On le croyait mort ou, en tout cas, voué à un déclin irréversible. Le Front national vient de faire son retour dans le jeu politique français.

Dimanche soir, au premier tour des élections régionales, l'extrême droite menée par Jean-Marie Le Pen a indéniablement créé la surprise. Les 11,55% obtenus en France «métropolitaine» ne constituent pas en soi un résultat extraordinaire - aux régionales de 2004, le FN avait frôlé les 15% -, mais c'est bien davantage que ce que prévoyaient sondages et observateurs.

 

Avec plus de 20% pour le vieux chef en Provence-Côte d'Azur, et plus de 18% pour sa fille et héritière, Marine, dans le Nord-Pas-de-Calais, le parti que l'on disait moribond connaît un spectaculaire sursaut. Chacun se disait que l'étiquette «FN» ne survivrait pas à la disparition de son fondateur et meilleur propagandiste. Il semble aujourd'hui que Marine Le Pen, tout juste âgée de 41 ans, soit en mesure d'assurer la succession.

En tout cas, c'est par ses propres moyens qu'elle a réussi son implantation dans cette région traditionnellement minière et ouvrière, bastion de la gauche, aujourd'hui frappée de plein fouet par la crise économique.

Capacité de nuisance

Étant donné le mode de scrutin des élections régionales françaises, il existe un seuil capital en dessous duquel un parti politique perd la plus grande partie de son influence. Une liste de candidats doit obtenir au moins 10% des suffrages exprimés au premier tour pour pouvoir se maintenir au second tour ou négocier son ralliement.

Crédité de 7% ou 8% des voix avant le scrutin par la majorité des instituts de sondage - qui ont toujours eu beaucoup de difficulté à évaluer le vote «frontiste», par définition secret et inavouable -, le Front national semblait avoir perdu sa capacité de nuisance: on pensait qu'il ne passerait la barre des 10% que dans deux ou trois des vingt et une régions que compte la France hexagonale.

Or, voici que revient le cauchemar pour la droite «parlementaire», c'est-à-dire sarkozyste: le parti lepéniste se maintient allègrement dans 12 régions, en l'occurrence celles que la droite traditionnelle pouvait espérer reprendre à la gauche.

Descente aux enfers

Depuis l'élection présidentielle de mai 2007, on pensait que les jours du Front national étaient comptés. L'extrême droite avait atteint un record de 19% des voix à la présidentielle de 2002. Nicolas Sarkozy, par son discours musclé sur la sécurité, avait ramené ce score à 10%. La descente aux enfers semblait commencée pour Le Pen: le FN était tombé à 4,29% aux législatives de juin 2007, et à 6,8% aux européennes de juin 2009.

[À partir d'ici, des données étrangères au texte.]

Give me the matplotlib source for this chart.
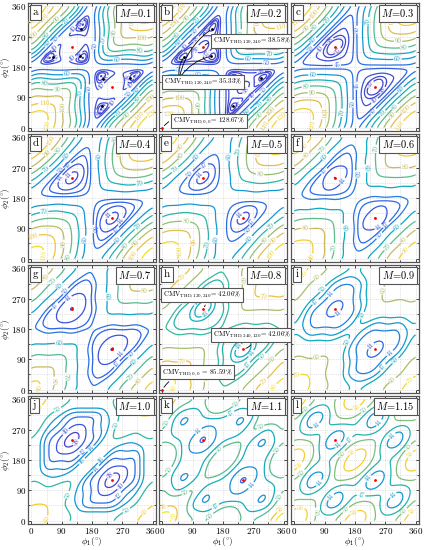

Le financement public du parti, lié aux résultats électoraux, s'était brutalement tari. Jean-Marie Le Pen allait sur ses 80 ans - il en aura 82 dans quelques jours -, et personne ne semblait en mesure de reprendre le flambeau de celui qui reste l'un des plus grands tribuns politiques dans ce pays.

Le premier tour des régionales a d'un seul coup démenti tous ces pronostics. Sur son seul nom et sans même faire campagne - sinon dans quelques émissions politiques à la télé -, Le Pen a obtenu l'un des meilleurs scores de l'extrême droite en bord de Méditerranée depuis un quart de siècle. Et son héritière - à qui il passera le flambeau l'automne prochain ou au début de 2011 - vient de montrer son efficacité politique sur une terre de mission.

«Ces scores montrent que Le Pen est une bonne marque», a commenté dimanche soir le vieux chef avec un sourire épanoui. Il est possible en effet que son nom lui survive dans l'arène politique française.